Mas, apesar disso, a chegada leve de Marcos Mion é um sopro em dias difíceis – seja pelas notícias pesadas, seja pelos problemas no campo do entretenimento. O primeiro Caldeirão, aliás, se encerrou com as brincadeiras de Mion com o chroma-key. Uma delas, aliás, me chamou a atenção: quando o apresentador pede à produção uma capinha de celular com a foto de Ana Maria Braga, que é prontamente entregue a ele.
A capinha, cuja imagem reproduzimos aqui, é puro suco de Marcos Mion: tosca, (mal) recortada à mão, num improviso muito mais típico da MTV que da Globo – e, por isso, próxima a cada um de nós. Que tenhamos muito mais dessa simplicidade na carreira que Mion começa a construir na emissora.
O Domingão do Luciano Huck
Já no domingo, o “dono” do Caldeirão do Huck, Luciano Huck, finalmente estreou no Domingão do Faustão, agora só chamado de Domingão. O que se viu, nesse primeiro episódio, foi o mesmo que já víamos no sábado: um apresentador refinado, os mesmos quadros (“Quem quer ser um milionário” foi exibido) e o mesmo tom de propaganda eleitoral que Huck já mantinha nos últimos anos.
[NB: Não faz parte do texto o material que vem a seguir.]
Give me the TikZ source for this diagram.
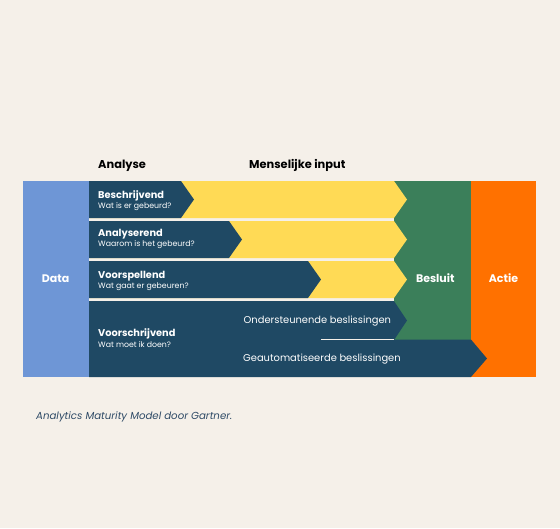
\documentclass[tikz,border=0pt]{standalone}
\usepackage{fontspec}
\setmainfont{Poppins}
\definecolor{bg}{HTML}{F5F0E9}
\definecolor{datablue}{HTML}{6E96D6}
\definecolor{dark}{HTML}{1F4964}
\definecolor{yel}{HTML}{FFDA55}
\definecolor{grn}{HTML}{3B7F5A}
\definecolor{org}{HTML}{FF7100}
\definecolor{cap}{HTML}{2E4A66}
\tikzset{
  head/.style={font=\fontsize{11.4}{12}\selectfont\bfseries, text=black, inner sep=0pt, anchor=base west},
  rowtitle/.style={font=\fontsize{9.8}{11}\selectfont\bfseries, text=white, inner sep=0pt, anchor=base west},
  rowsub/.style={font=\fontsize{7.8}{8}\selectfont, text=white, inner sep=0pt, anchor=base west},
  bigw/.style={font=\fontsize{11}{12}\selectfont\bfseries, text=white, inner sep=0pt, anchor=base},
  decision/.style={font=\fontsize{9.9}{11}\selectfont, text=white, inner sep=0pt, anchor=base west},
  caption/.style={font=\fontsize{10.2}{11}\selectfont\itshape, text=cap, inner sep=0pt, anchor=base west}
}
\begin{document}
\begin{tikzpicture}[x=1pt,y=-1pt]
\fill[bg] (0,0) rectangle (560,528);
\useasboundingbox (0,0) rectangle (560,528);
% Data column
\fill[datablue] (23,181) rectangle (89,377);
% Actie column
\fill[org] (471,181) rectangle (536,377);
% Besluit column
\fill[grn] (394,181) rectangle (471,340);
% rows 1-3
\foreach \ya/\yb/\xd in {181/218/181, 221/258/229, 261/298/308}{
  \fill[yel] (89,\ya) -- (394,\ya) -- (407,{(\ya+\yb)/2}) -- (394,\yb) -- (89,\yb) -- cycle;
  \fill[dark] (89,\ya) -- (\xd,\ya) -- ({\xd+13},{(\ya+\yb)/2}) -- (\xd,\yb) -- (89,\yb) -- cycle;
}
% row 4 upper
\fill[dark] (89,301) -- (394,301) -- (407,320.5) -- (394,340) -- (89,340) -- cycle;
% row 4 lower band
\fill[dark] (89,339.5) -- (471,339.5) -- (487,358.5) -- (471,377) -- (89,377) -- cycle;
\coordinate (sepA) at (321,339.3);
\coordinate (sepB) at (394,339.3);
\draw[bg, line width=1.4pt] (sepA) -- (sepB);
% headings
\node[head] (analyse) at (98,168) {Analyse};
\node[head] (mens) at (249,168) {Menselijke input};
% row texts
\node[rowtitle] (r1) at (98,198) {Beschrijvend};
\node[rowsub] (s1) at (98,208.5) {Wat is er gebeurd?};
\node[rowtitle] (r2) at (98,236) {Analyserend};
\node[rowsub] (s2) at (98,246.5) {Waarom is het gebeurd?};
\node[rowtitle] (r3) at (98,278) {Voorspellend};
\node[rowsub] (s3) at (98,288.5) {Wat gaat er gebeuren?};
\node[rowtitle] (r4) at (98,336.5) {Voorschrijvend};
\node[rowsub] (s4) at (98,347) {Wat moet ik doen?};
% decisions
\node[decision] (ond) at (243.5,323.3) {Ondersteunende beslissingen};
\node[decision] (geo) at (243,361) {Geautomatiseerde beslissingen};
% columns
\node[bigw] (data) at (55.7,282.5) {Data};
\node[bigw] (besluit) at (435.3,282.5) {Besluit};
\node[bigw] (actie) at (503.5,282.5) {Actie};
% caption
\node[caption] (capt) at (36,419) {Analytics Maturity Model door Gartner.};
\end{tikzpicture}
\end{document}
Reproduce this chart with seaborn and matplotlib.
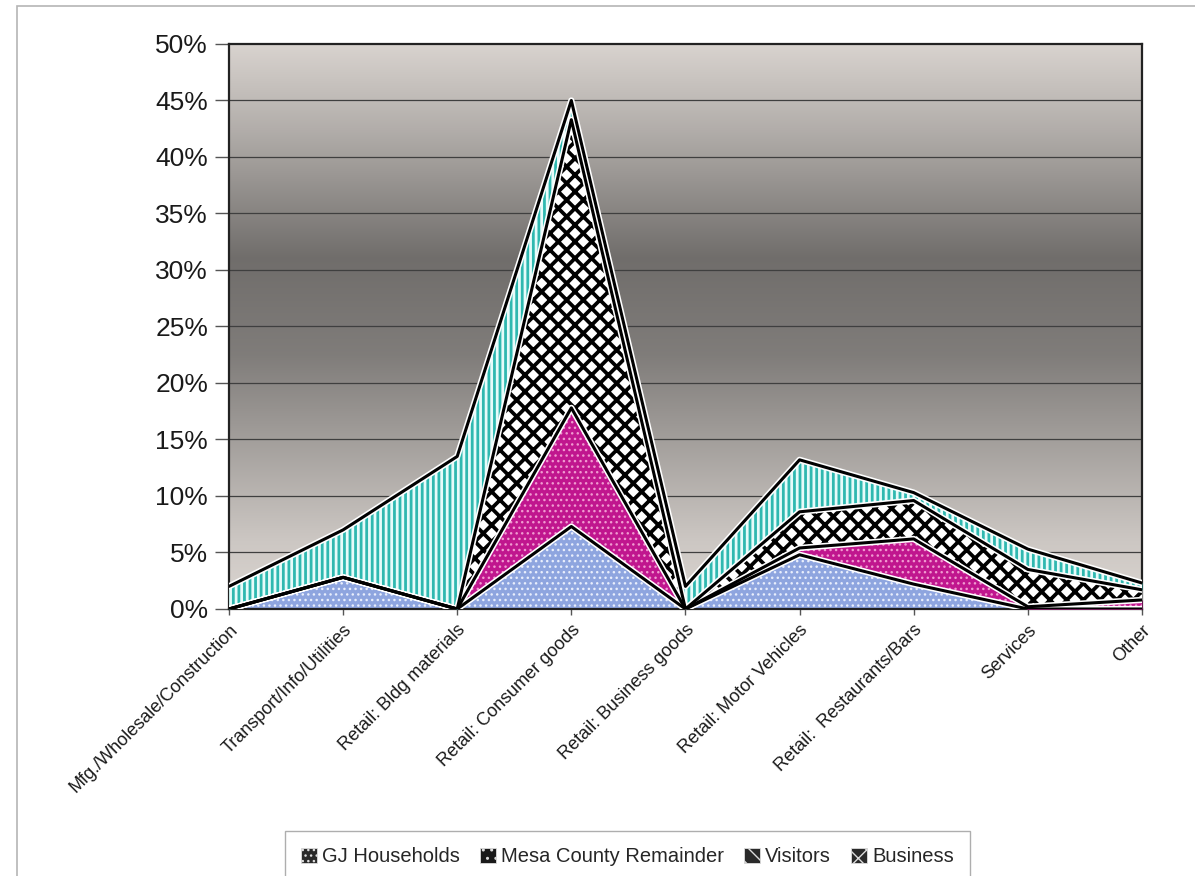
import numpy as np
import matplotlib
matplotlib.use("Agg")
import matplotlib.pyplot as plt
from matplotlib.patches import Patch, Rectangle
import seaborn as sns

# data (percent of sales)
categories = ["Mfg./Wholesale/Construction", "Transport/Info/Utilities", "Retail: Bldg materials",
              "Retail: Consumer goods", "Retail: Business goods", "Retail: Motor Vehicles",
              "Retail:  Restaurants/Bars", "Services", "Other"]
gj_households = [0.0, 2.8, 0.0, 7.3, 0.0, 4.8, 2.2, 0.0, 0.0]
mesa_remainder = [0.0, 0.0, 0.0, 10.5, 0.0, 0.6, 4.0, 0.2, 0.8]
visitors = [0.0, 0.0, 0.0, 25.5, 0.0, 3.2, 3.4, 3.3, 0.9]
business = [2.0, 4.2, 13.5, 1.7, 2.0, 4.6, 0.7, 1.8, 0.6]
series_names = ["GJ Households", "Mesa County Remainder", "Visitors", "Business"]
y_ticks = [0, 5, 10, 15, 20, 25, 30, 35, 40, 45, 50]

sns.set_theme(style="white")
plt.rcParams["font.family"] = ["Liberation Sans", "DejaVu Sans"]
plt.rcParams["hatch.linewidth"] = 2.4

# face colour, hatch, hatch colour, hatch width
styles = [
    ("#8ea5df", "...", "#e8eefc", 1.0),
    ("#c0168e", "...", "#f09ad0", 1.0),
    ("#ffffff", "xx", "#000000", 2.7),
    ("#2fb8b0", "|||", "#e6fbfa", 2.0),
]

fig = plt.figure(figsize=(11.95, 8.76), dpi=100)
ax = fig.add_axes([0.1916, 0.3048, 0.7640, 0.6450])
fig.add_artist(Rectangle((0.014, -0.02), 0.99, 1.013, transform=fig.transFigure,
                         fill=False, edgecolor="#b5b5b5", lw=1.2))

x = np.arange(len(categories))
ax.set_xlim(0, len(categories) - 1)
ax.set_ylim(0, 50)

# grey gradient backdrop (light at top and bottom, dark in the middle)
pos = np.linspace(0, 1, 300)
shade = np.interp(pos, [0.0, 0.12, 0.45, 0.62, 0.85, 1.0], [0.86, 0.80, 0.50, 0.44, 0.70, 0.85])
grad = np.dstack([shade, shade * 0.975, shade * 0.955])[::-1].transpose(1, 0, 2)
ax.imshow(grad.reshape(300, 1, 3), extent=[0, len(categories) - 1, 0, 50], aspect="auto",
          origin="lower", zorder=0)
for yt in y_ticks[1:-1]:
    ax.axhline(yt, color="#3f3f3f", lw=0.9, zorder=1)

stack = np.vstack([gj_households, mesa_remainder, visitors, business])
tops = np.cumsum(stack, axis=0)
bottoms = np.vstack([np.zeros(len(categories)), tops[:-1]])

for i, (face, hatch, hcol, hlw) in enumerate(styles):
    ax.fill_between(x, bottoms[i], tops[i], facecolor=face, lw=0, zorder=2 + i)
    with plt.rc_context({"hatch.linewidth": hlw}):
        coll = ax.fill_between(x, bottoms[i], tops[i], facecolor="none", edgecolor=hcol,
                               hatch=hatch, lw=0, zorder=2 + i)
        if hasattr(coll, "set_hatch_linewidth"):
            coll.set_hatch_linewidth(hlw)

for i in range(len(series_names)):
    sns.lineplot(x=x, y=tops[i], color="white", lw=4.5, ax=ax, zorder=7, legend=False)
    sns.lineplot(x=x, y=tops[i], color="black", lw=2.2, ax=ax, zorder=8, legend=False)

ax.set_xticks(x)
ax.set_xticklabels(categories, rotation=45, ha="right", rotation_mode="anchor", fontsize=13,
                   color="#1a1a1a")
ax.set_yticks(y_ticks)
ax.set_yticklabels([f"{t}%" for t in y_ticks], fontsize=19, color="#1a1a1a")
ax.tick_params(axis="y", length=10, width=1, color="#555555", pad=5, left=True)
ax.tick_params(axis="x", length=4, width=1, color="#555555", pad=5, bottom=True)
for s in ax.spines.values():
    s.set_color("#222222")
    s.set_linewidth(1.6)
ax.set_xlabel("")
ax.set_ylabel("")

# legend keys: dark squares with a light pattern, as in the original
legend_keys = [("#2a2a2a", "..."), ("#1a1a1a", ".."), ("#2a2a2a", "\\\\"), ("#2a2a2a", "xx")]
handles = []
for (kface, khatch), name in zip(legend_keys, series_names):
    handles.append(Patch(facecolor=kface, edgecolor="#dddddd", hatch=khatch, lw=0.6, label=name))
with plt.rc_context({"hatch.linewidth": 1.0}):
    leg = fig.legend(handles=handles, loc="center", ncol=4, fontsize=14.5, frameon=True,
                     fancybox=False, handlelength=0.8, handleheight=0.8, handletextpad=0.25,
                     columnspacing=1.0, borderpad=0.8)
leg.set_bbox_to_anchor((0.525, 0.022), transform=fig.transFigure)
leg.get_frame().set_edgecolor("#9a9a9a")
leg.get_frame().set_linewidth(1.0)

fig.savefig("out.png", dpi=100, facecolor="white")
O único quadro original do Domingão, o divertidíssimo “Show dos Famosos“, teve tom meio protocolar e desanimado (Huck, por exemplo, diferente do que fazia Faustão, anunciava quais artistas estavam personificando quem, estragando parte da graça da atração). O tom de superprodução foi totalmente oposto ao improviso alegre de Marcos Mion. Até Luciano Huck merecia mais que isso.